The translation of Shakespeare’s writing is interpreted in multiple ways. The same play can read differently, and the reader translate how they want. In the first translation I read from the verse library from Villanova was “God give him grace to groan.” (Shakespeare 1007). This first translation as seen as Berowne is saying oh here comes another to professor their forbidden love please God gave some type of grace so that he can moan or groan about it later. I see it as a sympathetic interpretation and a lot different from the other translation of Love Labor’s Lost Shakespeare world’s article.
In Shakespeare’s world translation his quote is stated “God give him grace to groan!”. This interpretation is with an exclamation point at the end of the quote rather than a period. It emphasizes that God please just give him grace don’t let him moan or groan about it just let him get on with the issue and not regret. It has a similar interpretation, but the punctuation is where it changes because it can either mean get on with the issue and almost annoyed how the King has to say his love after Berowne. Or it can me God I swear if you don’t give him grace for being compassionate, I am going to be upset.

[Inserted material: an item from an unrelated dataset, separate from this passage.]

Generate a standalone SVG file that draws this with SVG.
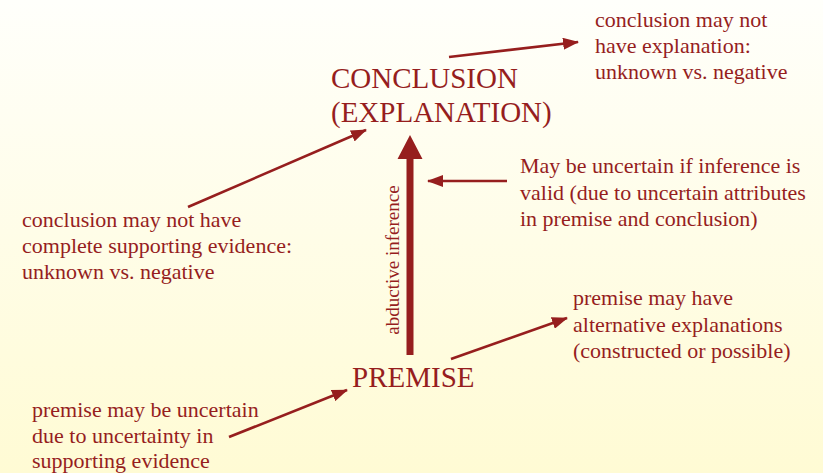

The last translation I read was from oxford scholarly edition. The last translation was similar to rest besides the spelling “God giue him grace to grone.” Why is this translation spelled differently? Was it translated during an early time period? This question arises because you read the same text to compare and wonder the difference. The time period where this was read must have been close to Shakespeare’s time where that language stilled existed. It has the same meaning as the first translation, but it still gives us a new way of reading into this translation of Love Labor’s Lost.